I don't know what's more surprising, that publishers and reviewers are still, 2.5 years after its publication, using the "next Gone Girl" tag to describe books, or that in the case of British writer Paula Hawkins's The Girl On The Train, it's actually a pretty decent description. Hawkins won't be confused with Gillian Flynn in terms of her writerly chops (I think Flynn is in a class by herself in this regard), but Hawkins's twisty, turny thriller is certainly the best "next Gone Girl" yet.

The girl on the train is Rachel — an early 30s divorced woman who is rather a train wreck (terrible, but you can't look away, etc.). She drinks. She lies. She lies about her drinking. And she's been fired from her public relations job but takes the train into London everyday anyway to hide the fact of her unemployment from her increasingly worried flatmate. Much of the story is told from Rachel's perspective, as she tries to come to terms with her divorce — she is still obsessed with her ex-husband who has remarried a woman with whom he was having an affair while he and Rachel were married. Rachel often drunk-dials him. And then, after a particularly drunken evening, she becomes obsessed with trying to find out what happened the night our other narrator, beautiful, troubled Meg, disappears.

There's infidelity, a murder investigation, unreliable narrators, a mysterious red-haired man, and an accused, distraught husband. And what's more, there is cruelty between characters not often seen outside the pages of a novel. These people are utterly horrible to each other! It's certainly not the kind of novel you'll want to read if you must like your characters in order to like the novel.
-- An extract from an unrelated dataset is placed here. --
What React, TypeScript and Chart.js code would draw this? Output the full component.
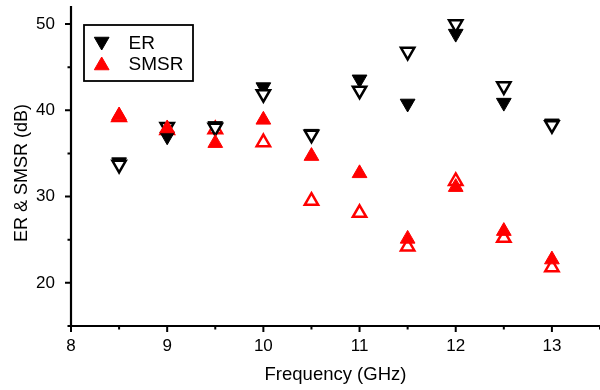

The place where this novel diverges most from Gone Girl is its ending — both hurdle to a conclusion, but the way they wind up is very different. I'll just say I liked Gone Girl's much more.

Still, while it takes a little bit to gain momentum, this is an up-real-late-to-finish-type thriller that really makes you glad your own life is relatively stable — definitely worthy of its praise.